Paper 13132-41
Design, performance, and field operation of twisting heliostats for highest concentration and temperature
20 August 2024 • 2:00 PM - 2:20 PM PDT | Conv. Ctr. Room 18
Abstract
Concentrated sunlight has the potential for manufacturing syngas and cement, and also for direct air capture of CO2. Small scale demonstrations have been made, mostly in Europe and Japan, of concentrating sunlight to reach the required reaction temperatures, as high as 1,500℃. However, for commercial viability, these high temperatures must be reachable in summer and winter, through the day, not just for high DNI and small angles of incidence. To address these requirements, Angel’s team has developed a new kind of heliostat to achieve the maximum possible concentration set by thermodynamics. It does this by having the reflector shape twist automatically to eliminate the astigmatic aberration that prevents fixed-shape heliostats from imaging the solar disc. We show different configurations of heliostat field and secondary reflector that allow high reaction temperatures to be maintained, even at 500 DNI and solar elevation of 26 degrees.
Presenter
Roger P. Angel
The Univ. of Arizona (United States)
Roger Angel is a Regents Professor at the University of Arizona’s Department of Astronomy and College of Optical Sciences.
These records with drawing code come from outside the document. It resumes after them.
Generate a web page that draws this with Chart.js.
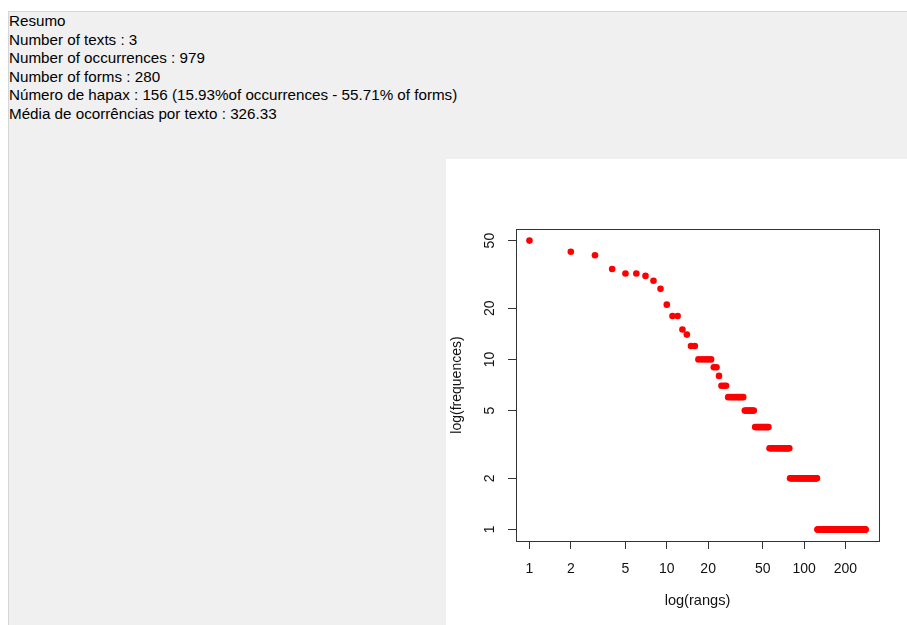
<!DOCTYPE html>
<html>
<head>
<meta charset="utf-8">
<script src="https://cdn.jsdelivr.net/npm/chart.js@4.4.1/dist/chart.umd.min.js"></script>
<style>
  body { margin: 0; width: 907px; height: 625px; background: #fff; overflow: hidden; position: relative; font-family: "Liberation Sans", Arial, sans-serif; }
  #panel { position: absolute; left: 8px; top: 11px; width: 899px; height: 614px; background: #f0f0f0; border-top: 1px solid #d6d6d6; border-left: 1px solid #d6d6d6; box-sizing: border-box; }
  #summary { position: absolute; left: 9px; top: 12px; font-size: 15.2px; line-height: 18.6px; color: #000; white-space: pre; }
  #plot { position: absolute; left: 446px; top: 159px; width: 461px; height: 466px; background: #fff; }
</style>
</head>
<body>
<div id="panel"></div>
<div id="summary">Resumo
Number of texts : 3
Number of occurrences : 979
Number of forms : 280
Número de hapax : 156 (15.93%of occurrences - 55.71% of forms)
Média de ocorrências por texto : 326.33</div>
<div id="plot"><canvas id="zipf" width="461" height="466"></canvas></div>
<script>
// tick labels of the two log axes
const rankTicks = [1, 2, 5, 10, 20, 50, 100, 200];
const freqTicks = [1, 2, 5, 10, 20, 50];

// frequency of each form, sorted (rank 1 = most frequent)
const frequencies = [
  50, 43, 41, 34, 32, 32, 31, 29, 26, 21, 18, 18, 15, 14, 12, 12,
  10, 10, 10, 10, 10,
  9, 9,
  8,
  7, 7, 7,
  6, 6, 6, 6, 6, 6, 6, 6, 6,
  5, 5, 5, 5, 5, 5, 5,
  4, 4, 4, 4, 4, 4, 4, 4, 4, 4, 4, 4,
  3, 3, 3, 3, 3, 3, 3, 3, 3, 3,  3, 3, 3, 3, 3, 3, 3, 3, 3, 3,  3, 3, 3,
  2, 2, 2, 2, 2, 2, 2, 2, 2, 2,  2, 2, 2, 2, 2, 2, 2, 2, 2, 2,
  2, 2, 2, 2, 2, 2, 2, 2, 2, 2,  2, 2, 2, 2, 2, 2, 2, 2, 2, 2,
  2, 2, 2, 2, 2, 2,
  1, 1, 1, 1, 1, 1, 1, 1, 1, 1,  1, 1, 1, 1, 1, 1, 1, 1, 1, 1,
  1, 1, 1, 1, 1, 1, 1, 1, 1, 1,  1, 1, 1, 1, 1, 1, 1, 1, 1, 1,
  1, 1, 1, 1, 1, 1, 1, 1, 1, 1,  1, 1, 1, 1, 1, 1, 1, 1, 1, 1,
  1, 1, 1, 1, 1, 1, 1, 1, 1, 1,  1, 1, 1, 1, 1, 1, 1, 1, 1, 1,
  1, 1, 1, 1, 1, 1, 1, 1, 1, 1,  1, 1, 1, 1, 1, 1, 1, 1, 1, 1,
  1, 1, 1, 1, 1, 1, 1, 1, 1, 1,  1, 1, 1, 1, 1, 1, 1, 1, 1, 1,
  1, 1, 1, 1, 1, 1, 1, 1, 1, 1,  1, 1, 1, 1, 1, 1, 1, 1, 1, 1,
  1, 1, 1, 1, 1, 1, 1, 1, 1, 1,  1, 1, 1, 1, 1, 1
];
const ranks = frequencies.map((f, i) => i + 1);

const axisFont = { family: "'Liberation Sans', Arial, sans-serif", size: 14 };
const inkColor = "#111";
const lineColor = "#333";

// R style box around the plotting region
const boxPlugin = {
  id: "box",
  afterDraw(chart) {
    const { ctx, chartArea: a } = chart;
    ctx.save();
    ctx.strokeStyle = lineColor;
    ctx.lineWidth = 1;
    ctx.strokeRect(a.left + 0.5, a.top + 0.5, a.right - a.left, a.bottom - a.top);
    ctx.restore();
  }
};

new Chart(document.getElementById("zipf"), {
  type: "scatter",
  data: {
    datasets: [{
      data: ranks.map((r, i) => ({ x: r, y: frequencies[i] })),
      backgroundColor: "#ff0000",
      borderWidth: 0,
      pointRadius: 3.3,
      pointHoverRadius: 3.3
    }]
  },
  options: {
    responsive: false,
    animation: false,
    events: [],
    layout: { padding: { top: 70, right: 28, left: 0, bottom: 0 } },
    plugins: { legend: { display: false }, tooltip: { enabled: false } },
    scales: {
      x: {
        type: "logarithmic",
        min: 0.798,
        max: 350.9,
        afterBuildTicks: s => { s.ticks = rankTicks.map(v => ({ value: v })); },
        afterFit: s => { s.height = 84; },
        border: { display: false },
        grid: { drawOnChartArea: false, tickLength: 8, color: lineColor },
        ticks: { color: inkColor, font: axisFont, padding: 12, autoSkip: false, maxRotation: 0, callback: v => String(v) },
        title: { display: true, text: "log(rangs)", color: inkColor, font: { family: axisFont.family, size: 14.6 }, padding: { top: 0, bottom: 15 } }
      },
      y: {
        type: "logarithmic",
        min: 0.855,
        max: 58.5,
        afterBuildTicks: s => { s.ticks = freqTicks.map(v => ({ value: v })); },
        afterFit: s => { s.width = 70; },
        border: { display: false },
        grid: { drawOnChartArea: false, tickLength: 8, color: lineColor },
        ticks: { color: inkColor, font: axisFont, padding: 10, autoSkip: false, minRotation: 90, maxRotation: 90, crossAlign: "center", callback: v => String(v) },
        title: { display: true, text: "log(frequences)", color: inkColor, font: axisFont, padding: { top: 3, bottom: 0 } }
      }
    }
  },
  plugins: [boxPlugin]
});
</script>
</body>
</html>
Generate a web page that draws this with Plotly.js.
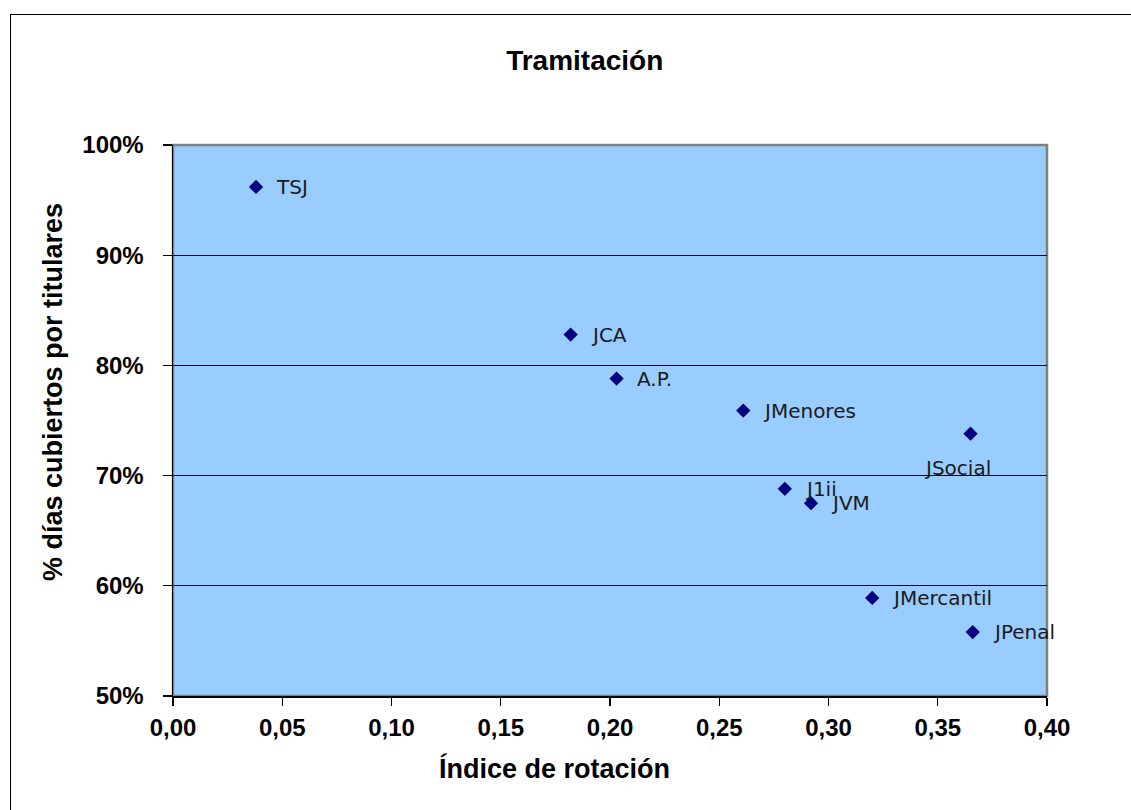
<!DOCTYPE html>
<html>
<head>
<meta charset="utf-8">
<script src="https://cdn.plot.ly/plotly-3.0.1.min.js"></script>
<style>
  html, body { margin: 0; padding: 0; background: #ffffff; }
  #chart { width: 1131px; height: 810px; position: relative; }
  #frame { position: absolute; left: 10px; top: 14px; width: 1140px; height: 820px;
           border: 1.5px solid #000; pointer-events: none; box-sizing: border-box; }
</style>
</head>
<body>
<div id="chart"></div>
<div id="frame"></div>
<script>
const labels = ["TSJ", "JCA", "A.P.", "JMenores", "JSocial", "J1ii", "JVM", "JMercantil", "JPenal"];
const rotacion = [0.038, 0.182, 0.203, 0.261, 0.365, 0.280, 0.292, 0.320, 0.366];
const diasTitulares = [96.2, 82.8, 78.8, 75.9, 73.8, 68.8, 67.5, 58.9, 55.8];
const yTickVals = [50, 60, 70, 80, 90, 100];

// label placement styles (pixel offsets)
const labelStyle = {
  "JSocial": { xanchor: "center", xshift: -13, yshift: -34 }
};

const trace = {
  type: "scatter",
  mode: "markers",
  x: rotacion,
  y: diasTitulares,
  text: labels,
  marker: { symbol: "diamond", size: 11, color: "#000080" },
  hoverinfo: "text+x+y",
  cliponaxis: false
};

const annotations = labels.map((t, i) => {
  const s = labelStyle[t] || { xanchor: "left", xshift: 18, yshift: 0 };
  return {
    x: rotacion[i], y: diasTitulares[i], xref: "x", yref: "y",
    text: t, showarrow: false, xanchor: s.xanchor, yanchor: "middle",
    xshift: s.xshift, yshift: s.yshift,
    font: { family: "DejaVu Sans, Verdana, sans-serif", size: 20, color: "#1a1a1a" }
  };
});

annotations.push({
  text: "Índice de rotación", xref: "paper", yref: "paper",
  x: 0.437, y: -0.131, xanchor: "center", yanchor: "middle", showarrow: false,
  font: { family: "Liberation Sans, Arial, sans-serif", size: 27, color: "#000", weight: "bold" }
});
annotations.push({
  text: "% días cubiertos por titulares", xref: "paper", yref: "paper",
  x: -0.137, y: 0.552, xanchor: "center", yanchor: "middle", showarrow: false,
  textangle: -90,
  font: { family: "Liberation Sans, Arial, sans-serif", size: 27, color: "#000", weight: "bold" }
});

const tickFont = { family: "Liberation Sans, Arial, sans-serif", size: 24, color: "#000", weight: "bold" };

const layout = {
  width: 1131, height: 810,
  margin: { l: 173, r: 84, t: 145, b: 114, pad: 0 },
  paper_bgcolor: "#ffffff",
  plot_bgcolor: "#99CCFF",
  separators: ",.",
  showlegend: false,
  title: {
    text: "<b>Tramitación</b>",
    xref: "container", yref: "container",
    x: 0.517, y: 0.926, xanchor: "center", yanchor: "middle",
    font: { family: "Liberation Sans, Arial, sans-serif", size: 28, color: "#000" }
  },
  xaxis: {
    range: [0, 0.40], dtick: 0.05, tick0: 0, tickformat: ".2f",
    showgrid: false, zeroline: false,
    showline: true, linecolor: "#000", linewidth: 1.5,
    ticks: "outside", ticklen: 8, tickcolor: "#000", tickwidth: 1.2,
    ticklabelstandoff: 2,
    tickfont: tickFont,
    fixedrange: true
  },
  yaxis: {
    range: [50, 100], tickvals: yTickVals, ticktext: yTickVals.map(v => v + "%"),
    showgrid: true, gridcolor: "#000", gridwidth: 1.2, zeroline: false,
    showline: true, linecolor: "#000", linewidth: 1.5,
    ticks: "outside", ticklen: 9, tickcolor: "#000", tickwidth: 1.2,
    ticklabelstandoff: 14,
    tickfont: tickFont,
    fixedrange: true
  },
  shapes: [{
    type: "rect", xref: "paper", yref: "paper", x0: 0, x1: 1, y0: 0, y1: 1,
    line: { color: "#808080", width: 2.5 }, layer: "below"
  }],
  annotations: annotations
};

Plotly.newPlot("chart", [trace], layout, { displayModeBar: false, staticPlot: true });
</script>
</body>
</html>
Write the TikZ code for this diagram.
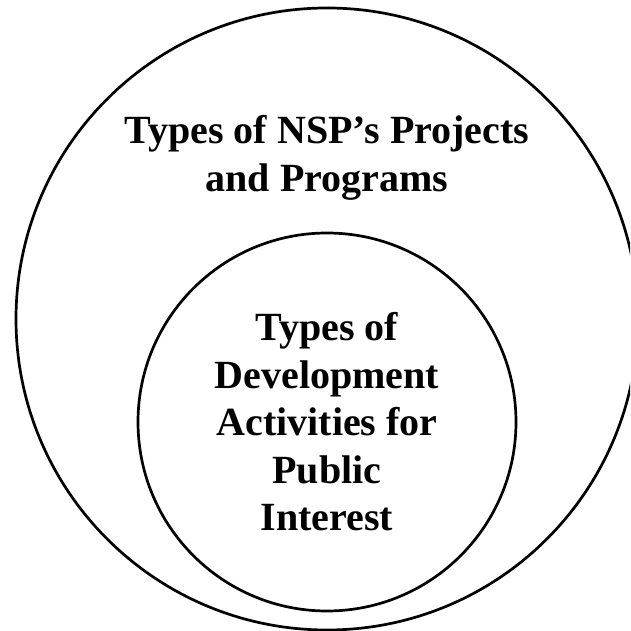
\documentclass[tikz,border=0pt]{standalone}
\usepackage{fontspec}
\setmainfont{Liberation Serif}

\tikzset{
	ring/.style={line width=2.7pt},
	ringtext/.style={align=center, inner sep=0pt, font=\bfseries\fontsize{40}{47.5}\selectfont}
}

\begin{document}
\begin{tikzpicture}[x=1pt,y=1pt]
	\useasboundingbox (0,0) rectangle (630,631);
	\clip (0,0) rectangle (630,631);
	\coordinate (big) at (327,312);
	\coordinate (small) at (327,209);
	\draw[ring] (big) circle (311pt);
	\draw[ring] (small) circle (189pt);
	\node (nsp)[ringtext] at (327,473) {Types of NSP’s Projects\\and Programs};
	\node (dev)[ringtext] at (small) {Types of\\Development\\Activities for\\Public\\Interest};
\end{tikzpicture}
\end{document}
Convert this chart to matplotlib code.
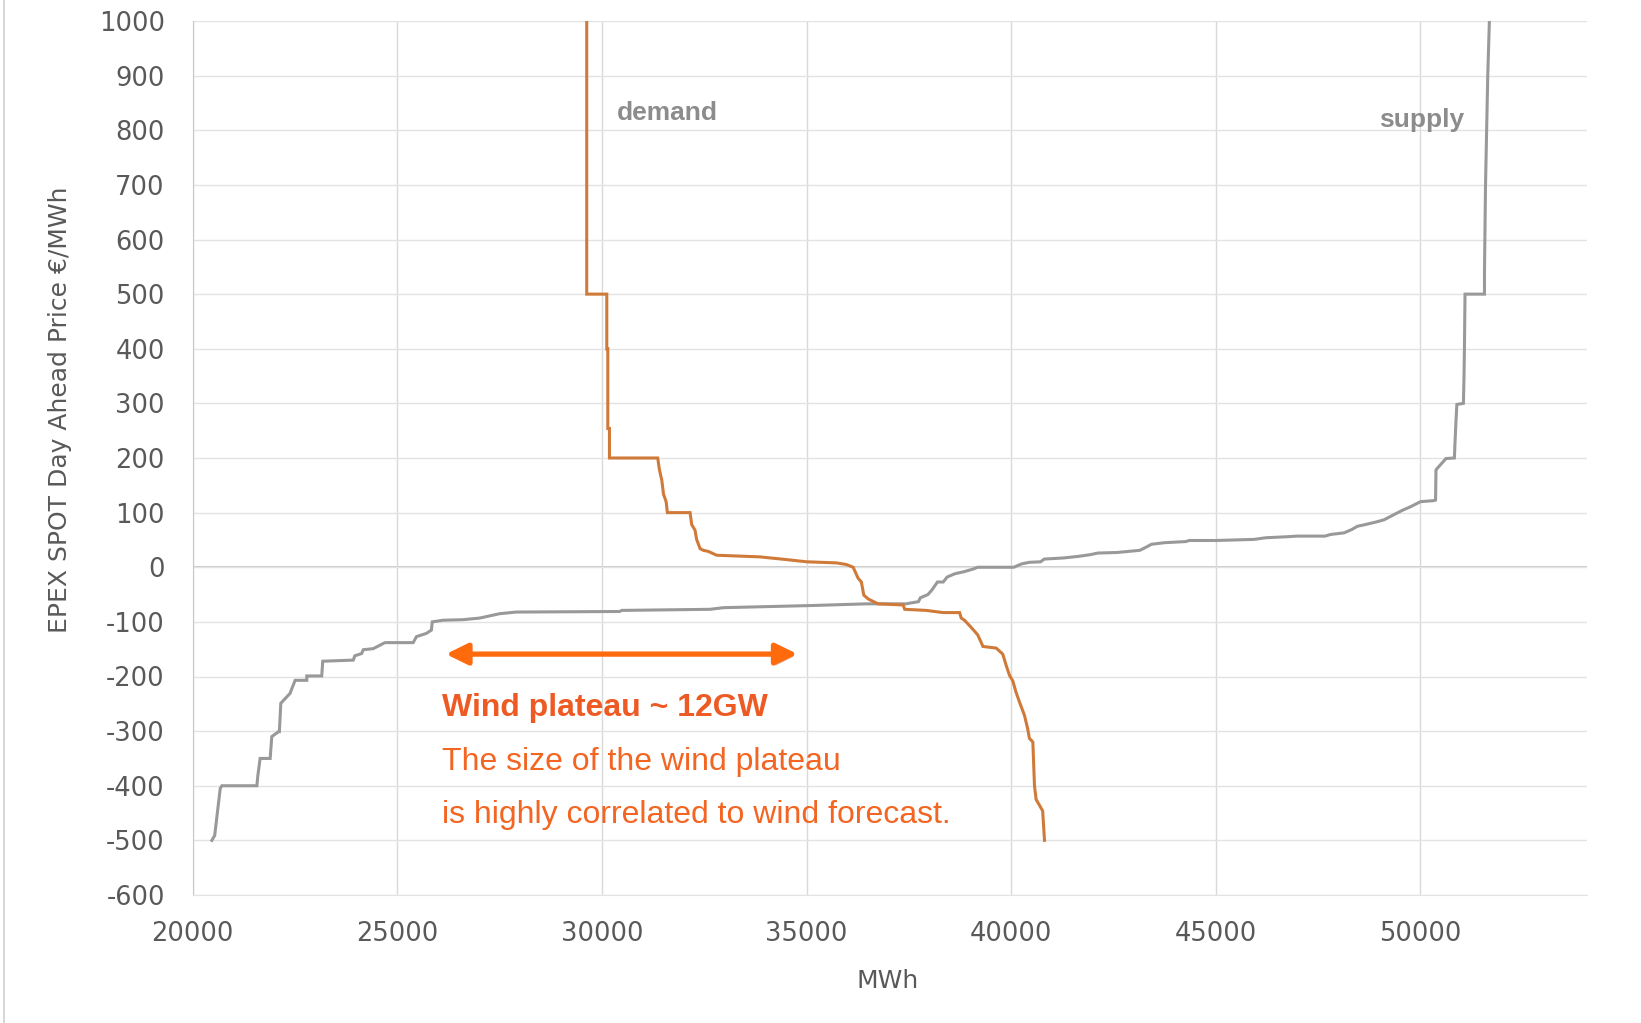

He is a member of the National Academy of Sciences, a Fellow of the Royal Society, and a recipient of a Kavli prize and a MacArthur Fellowship. He has brought about radical changes in telescope and optical technology for several decades. He founded and directs the Steward Observatory Caris Mirror Lab. His pioneering work in the use of optical fibers and adaptive optics in astronomy has led to the construction of some of the world’s largest optical telescopes and their instrumentation. In recent years Angel has worked also on solar energy technologies using concentrating optics, most recently on adjustable-shape heliostats to concentrate solar energy to the very high temperatures needed to make fuels and cement.